Work required:
Repeat exactly the lines running from the first line of the data to the line containing "const yMax = 51.73;", both ends included, and nothing else; drop the pictures.

— Start Data provided —

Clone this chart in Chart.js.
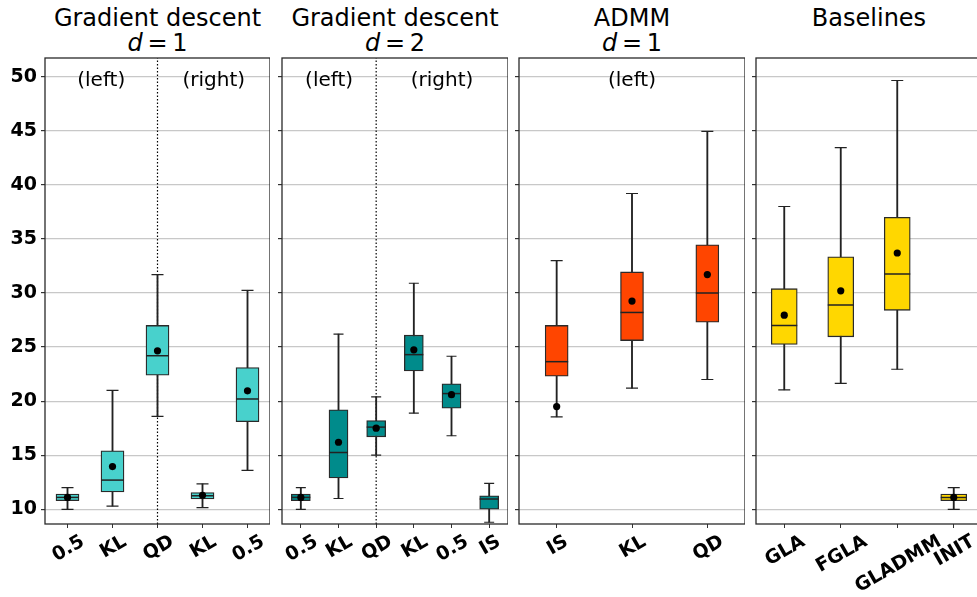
<!DOCTYPE html>
<html lang="en">
<head>
<meta charset="UTF-8" />
<title>Box plots</title>
<style>
  body { margin: 0; width: 977px; height: 597px; overflow: hidden; background: #fff; position: relative;
         font-family: "DejaVu Sans", sans-serif; }
  canvas { position: absolute; top: 38px; }
  .ttl { position: absolute; top: 5.6px; font-size: 24px; line-height: 25.6px; text-align: center; color: #000; white-space: nowrap; }
</style>
</head>
<body>
<script src="https://cdn.jsdelivr.net/npm/chart.js"></script>

<div class="ttl" style="left:45px;width:225px">Gradient descent<br><i>d</i>&thinsp;=&thinsp;1</div>
<div class="ttl" style="left:282px;width:226px">Gradient descent<br><i>d</i>&thinsp;=&thinsp;2</div>
<div class="ttl" style="left:519px;width:226px">ADMM<br><i>d</i>&thinsp;=&thinsp;1</div>
<div class="ttl" style="left:756px;width:226px">Baselines</div>

<canvas id="c1" width="270" height="559" style="left:0px"></canvas>
<canvas id="c2" width="232" height="559" style="left:276px"></canvas>
<canvas id="c3" width="232" height="559" style="left:513px"></canvas>
<canvas id="c4" width="232" height="559" style="left:750px"></canvas>

<script>
"use strict";
// y axis
const yTicks = [10, 15, 20, 25, 30, 35, 40, 45, 50];
const yMin = 8.64;
const yMax = 51.73;

// gradient descent, d = 1
const gd1Labels = ["0.5", "KL", "QD", "KL", "0.5"];
const gd1Low = [10.0, 10.3, 18.6, 10.15, 13.6];
const gd1Q1 = [10.8, 11.6, 22.4, 10.95, 18.1];
const gd1Med = [11.1, 12.7, 24.2, 11.25, 20.2];
const gd1Q3 = [11.4, 15.4, 27.0, 11.55, 23.1];
const gd1High = [12.0, 21.0, 31.7, 12.35, 30.25];
const gd1Mean = [11.1, 13.95, 24.65, 11.3, 20.95];

// gradient descent, d = 2
const gd2Labels = ["0.5", "KL", "QD", "KL", "0.5", "IS"];
const gd2Low = [10.0, 11.0, 15.0, 18.9, 16.8, 8.8];
const gd2Q1 = [10.8, 12.9, 16.7, 22.8, 19.35, 10.0];
const gd2Med = [11.1, 15.25, 17.6, 24.3, 20.7, 10.95];
const gd2Q3 = [11.4, 19.2, 18.2, 26.1, 21.6, 11.25];
const gd2High = [12.0, 26.2, 20.4, 30.9, 24.15, 12.4];
const gd2Mean = [11.1, 16.2, 17.5, 24.75, 20.6, null];

// ADMM, d = 1
const admmLabels = ["IS", "KL", "QD"];
const admmLow = [18.55, 21.2, 22.0];
const admmQ1 = [22.3, 25.6, 27.3];
const admmMed = [23.65, 28.2, 30.0];
const admmQ3 = [27.0, 31.95, 34.45];
const admmHigh = [33.0, 39.2, 44.95];
const admmMean = [19.5, 29.25, 31.7];

// baselines
const baseLabels = ["GLA", "FGLA", "GLADMM", "INIT"];
const baseLow = [21.05, 21.65, 22.95, 10.0];
const baseQ1 = [25.25, 25.95, 28.4, 10.8];
const baseMed = [27.0, 28.9, 31.75, 11.1];
const baseQ3 = [30.4, 33.35, 37.0, 11.4];
const baseHigh = [38.0, 43.45, 49.65, 12.0];
const baseMean = [27.95, 30.2, 33.7, 11.1];

Chart.defaults.font.family = "'DejaVu Sans', sans-serif";
Chart.defaults.color = "#000";

function pairs(a, b) {
  return a.map((v, i) => [v, b[i]]);
}

function makePanel(id, p) {
  const datasets = [
    {
      type: "bar", data: pairs(p.low, p.high), grouped: false, order: 6,
      backgroundColor: "#222", borderWidth: 0, barThickness: 1.2
    },
    {
      type: "bar", data: pairs(p.q1, p.q3), grouped: false, order: 5,
      backgroundColor: p.color, borderColor: "#2a2a2a", borderWidth: 1.3,
      borderSkipped: false, barThickness: p.boxW
    },
    {
      type: "line", data: p.med, showLine: false, order: 4, pointStyle: "line",
      pointRadius: p.boxW / 2, pointBorderWidth: 1.5, pointBorderColor: "#222"
    },
    {
      type: "line", data: p.low, showLine: false, order: 3, pointStyle: "line",
      pointRadius: p.capW / 2, pointBorderWidth: 1.2, pointBorderColor: "#222"
    },
    {
      type: "line", data: p.high, showLine: false, order: 3, pointStyle: "line",
      pointRadius: p.capW / 2, pointBorderWidth: 1.2, pointBorderColor: "#222"
    },
    {
      type: "line", data: p.mean, showLine: false, order: 1, pointStyle: "circle",
      pointRadius: 3.6, pointBackgroundColor: "#000", pointBorderWidth: 0
    }
  ];
  if (p.divider !== null) {
    const cat = p.labels[p.divider];
    datasets.push({
      type: "line", data: [{ x: cat, y: yMin }, { x: cat, y: yMax }],
      order: 7, borderColor: "#000", borderWidth: 1.2, borderDash: [1.5, 2],
      pointRadius: 0, fill: false
    });
  }

  const overlay = {
    id: "overlay",
    afterDraw(chart) {
      const ctx = chart.ctx;
      const area = chart.chartArea;
      const xs = chart.scales.x;
      ctx.save();
      // frame
      ctx.strokeStyle = "#2a2a2a";
      ctx.lineWidth = 1.3;
      ctx.strokeRect(area.left, area.top, area.right - area.left, area.bottom - area.top);
      // rotated category labels
      ctx.fillStyle = "#000";
      ctx.font = "bold 19px 'DejaVu Sans'";
      p.labels.forEach((lab, i) => {
        const px = xs.getPixelForValue(i);
        const w = ctx.measureText(lab).width;
        const h = 19 * 0.73;
        const bh = w * 0.5 + h * 0.866;
        const cy = area.bottom + 8.6 + bh / 2;
        ctx.save();
        ctx.translate(px, cy);
        ctx.rotate(-Math.PI / 6);
        ctx.textAlign = "center";
        ctx.textBaseline = "alphabetic";
        ctx.fillText(lab, 0, h / 2);
        ctx.restore();
      });
      // region notes
      ctx.font = "20px 'DejaVu Sans'";
      ctx.textAlign = "center";
      ctx.textBaseline = "alphabetic";
      const ty = area.top + 28;
      if (p.divider !== null) {
        const dx = xs.getPixelForValue(p.divider);
        ctx.fillText(p.notes[0], (area.left + dx) / 2, ty);
        ctx.fillText(p.notes[1], (dx + area.right) / 2, ty);
      } else if (p.notes.length) {
        ctx.fillText(p.notes[0], (area.left + area.right) / 2, ty);
      }
      ctx.restore();
    }
  };

  return new Chart(document.getElementById(id), {
    type: "bar",
    data: { labels: p.labels, datasets: datasets },
    options: {
      responsive: false,
      animation: false,
      events: [],
      layout: { autoPadding: false, padding: { top: 20, left: 0, right: 0, bottom: 0 } },
      plugins: { legend: { display: false }, tooltip: { enabled: false } },
      scales: {
        x: {
          type: "category",
          offset: true,
          grid: { offset: false, drawOnChartArea: false, drawTicks: true, tickLength: 4, tickColor: "#333" },
          border: { display: false },
          ticks: { display: false, autoSkip: false },
          afterFit: (s) => { s.height = 73; }
        },
        y: {
          type: "linear",
          min: yMin,
          max: yMax,
          grid: { color: "#c8c8c8", lineWidth: 1.2, tickLength: 4, tickColor: "#333" },
          border: { display: false },
          ticks: { display: p.yLabels, padding: 4, font: { size: 19, weight: "bold" }, color: "#000" },
          afterBuildTicks: (s) => { s.ticks = yTicks.map((v) => ({ value: v })); },
          afterFit: (s) => { s.width = p.yLabels ? 45 : 6; }
        }
      }
    },
    plugins: [overlay]
  });
}

makePanel("c1", {
  labels: gd1Labels, low: gd1Low, q1: gd1Q1, med: gd1Med, q3: gd1Q3, high: gd1High, mean: gd1Mean,
  color: "#48D1CC", boxW: 23, capW: 12, yLabels: true, divider: 2, notes: ["(left)", "(right)"]
});
makePanel("c2", {
  labels: gd2Labels, low: gd2Low, q1: gd2Q1, med: gd2Med, q3: gd2Q3, high: gd2High, mean: gd2Mean,
  color: "#008B8B", boxW: 19, capW: 10, yLabels: false, divider: 2, notes: ["(left)", "(right)"]
});
makePanel("c3", {
  labels: admmLabels, low: admmLow, q1: admmQ1, med: admmMed, q3: admmQ3, high: admmHigh, mean: admmMean,
  color: "#FF4500", boxW: 23, capW: 12, yLabels: false, divider: null, notes: ["(left)"]
});
makePanel("c4", {
  labels: baseLabels, low: baseLow, q1: baseQ1, med: baseMed, q3: baseQ3, high: baseHigh, mean: baseMean,
  color: "#FFD700", boxW: 26, capW: 12, yLabels: false, divider: null, notes: []
});
</script>
</body>
</html>
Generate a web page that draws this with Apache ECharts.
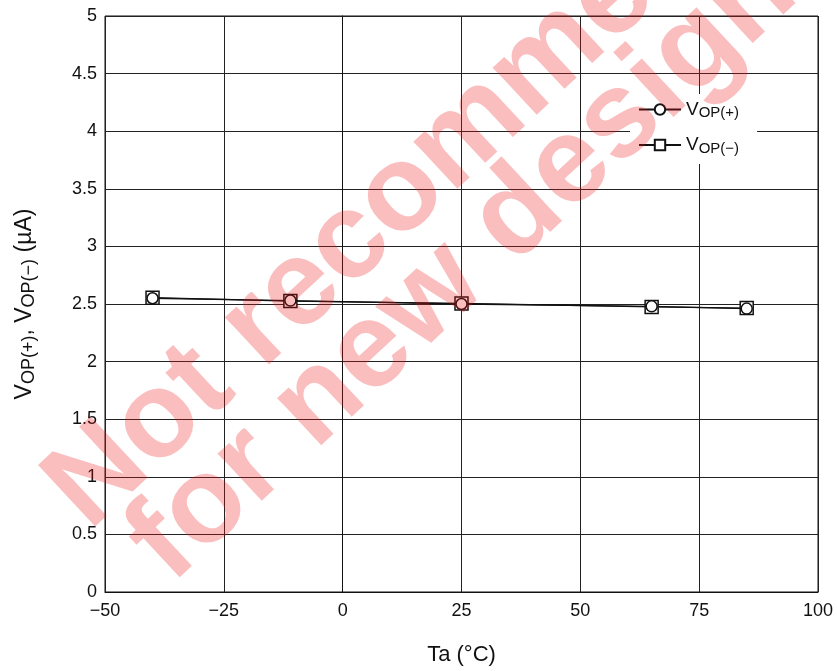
<!DOCTYPE html>
<html><head><meta charset="utf-8">
<script src="https://cdn.jsdelivr.net/npm/echarts@6/dist/echarts.min.js"></script>
<style>html,body{margin:0;padding:0;background:#fff}#c{width:837px;height:671px}</style>
</head><body><div id="c"></div>
<script>
const temps = [-40, -11, 25, 65, 85];
const vopPlus = [2.55, 2.53, 2.50, 2.48, 2.46];
const vopMinus = [2.555, 2.525, 2.505, 2.475, 2.465];
const xTicks = [-50, -25, 0, 25, 50, 75, 100];
const yTicks = [0, 0.5, 1, 1.5, 2, 2.5, 3, 3.5, 4, 4.5, 5];
const seriesNames = ['VOP(+)', 'VOP(\u2212)'];
const watermarkLines = ['Not recommended', 'for new designs'];

const FONT = 'Liberation Sans, Arial, sans-serif';
const chart = echarts.init(document.getElementById('c'));
const legRich = {
  v: {fontFamily: FONT, fontSize: 19, color: '#111', lineHeight: 22},
  s: {fontFamily: FONT, fontSize: 15, color: '#111', lineHeight: 15, verticalAlign: 'bottom'}
};
const axRich = {
  v: {fontFamily: FONT, fontSize: 23, color: '#111', lineHeight: 27},
  s: {fontFamily: FONT, fontSize: 18, color: '#111', lineHeight: 18, verticalAlign: 'bottom'}
};
function fmtX(v){ return v < 0 ? '\u2212' + Math.abs(v) : String(v); }
const wmFill = 'rgba(240,20,20,0.28)';
const wmFont = 'bold 122px ' + FONT;
const wmRot = 43 * Math.PI / 180;
chart.setOption({
  animation: false,
  backgroundColor: '#fff',
  grid: {left: 105, right: 19, top: 16, bottom: 79, show: true, borderColor: '#111', borderWidth: 1},
  xAxis: {
    type: 'value', min: xTicks[0], max: xTicks[xTicks.length-1], interval: 25,
    axisLine: {show: true, lineStyle: {color: '#111', width: 1}},
    axisTick: {show: false},
    splitLine: {show: true, lineStyle: {color: '#222', width: 1}},
    axisLabel: {formatter: fmtX, fontFamily: FONT, fontSize: 18, color: '#111', margin: 10},
    name: 'Ta (\u00B0C)', nameLocation: 'middle', nameGap: 52,
    nameTextStyle: {fontFamily: FONT, fontSize: 22, color: '#111'}
  },
  yAxis: {
    type: 'value', min: yTicks[0], max: yTicks[yTicks.length-1], interval: 0.5,
    axisLine: {show: true, lineStyle: {color: '#111', width: 1}},
    axisTick: {show: false},
    splitLine: {show: true, lineStyle: {color: '#222', width: 1}},
    axisLabel: {fontFamily: FONT, fontSize: 18, color: '#111', margin: 8},
    name: '{v|V}{s|OP(+)}{v|, V}{s|OP(\u2212)}{v| (\u00B5A)}',
    nameLocation: 'middle', nameGap: 67,
    nameTextStyle: {rich: axRich}
  },
  legend: {
    data: seriesNames, orient: 'vertical', left: 630, top: 94,
    backgroundColor: '#fff', padding: [6, 18, 8, 8], itemGap: 15,
    itemWidth: 42, itemHeight: 13,
    formatter: function(n){ return '{v|V}{s|' + n.slice(1) + '}'; },
    textStyle: {rich: legRich}
  },
  series: [
    {name: seriesNames[1], type: 'line', data: temps.map((t,i)=>[t, vopMinus[i]]),
     symbol: 'rect', symbolSize: 13, z: 3,
     lineStyle: {color: '#111', width: 1.3},
     itemStyle: {color: '#fff', borderColor: '#111', borderWidth: 1.5}},
    {name: seriesNames[0], type: 'line', data: temps.map((t,i)=>[t, vopPlus[i]]),
     symbol: 'circle', symbolSize: 11, z: 4,
     lineStyle: {color: '#111', width: 1.3},
     itemStyle: {color: '#fff', borderColor: '#111', borderWidth: 1.5}}
  ],
  graphic: [
    {type: 'text', x: 108, y: 552, rotation: wmRot, z: 100, silent: true,
     style: {text: watermarkLines[0], font: wmFont, fill: wmFill, textVerticalAlign: 'bottom'}},
    {type: 'text', x: 190, y: 605, rotation: wmRot, z: 100, silent: true,
     style: {text: watermarkLines[1], font: wmFont, fill: wmFill, textVerticalAlign: 'bottom'}}
  ]
});
</script></body></html>
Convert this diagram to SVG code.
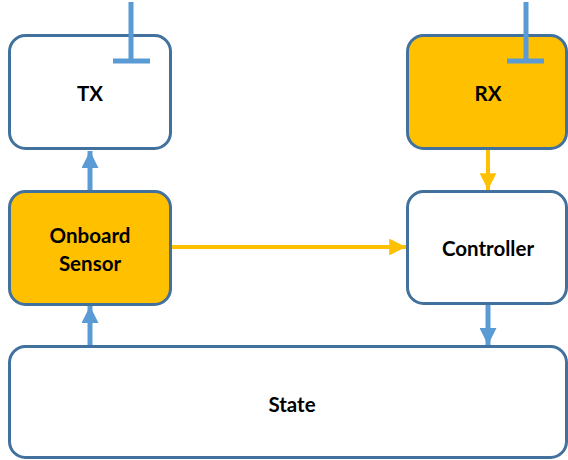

— End Data provided —

Result of this exercise:
Clone this chart in Chart.js.
<!DOCTYPE html>
<html lang="en">
<head>
<meta charset="UTF-8" />
<title>Box plots</title>
<style>
  body { margin: 0; width: 977px; height: 597px; overflow: hidden; background: #fff; position: relative;
         font-family: "DejaVu Sans", sans-serif; }
  canvas { position: absolute; top: 38px; }
  .ttl { position: absolute; top: 5.6px; font-size: 24px; line-height: 25.6px; text-align: center; color: #000; white-space: nowrap; }
</style>
</head>
<body>
<script src="https://cdn.jsdelivr.net/npm/chart.js"></script>

<div class="ttl" style="left:45px;width:225px">Gradient descent<br><i>d</i>&thinsp;=&thinsp;1</div>
<div class="ttl" style="left:282px;width:226px">Gradient descent<br><i>d</i>&thinsp;=&thinsp;2</div>
<div class="ttl" style="left:519px;width:226px">ADMM<br><i>d</i>&thinsp;=&thinsp;1</div>
<div class="ttl" style="left:756px;width:226px">Baselines</div>

<canvas id="c1" width="270" height="559" style="left:0px"></canvas>
<canvas id="c2" width="232" height="559" style="left:276px"></canvas>
<canvas id="c3" width="232" height="559" style="left:513px"></canvas>
<canvas id="c4" width="232" height="559" style="left:750px"></canvas>

<script>
"use strict";
// y axis
const yTicks = [10, 15, 20, 25, 30, 35, 40, 45, 50];
const yMin = 8.64;
const yMax = 51.73;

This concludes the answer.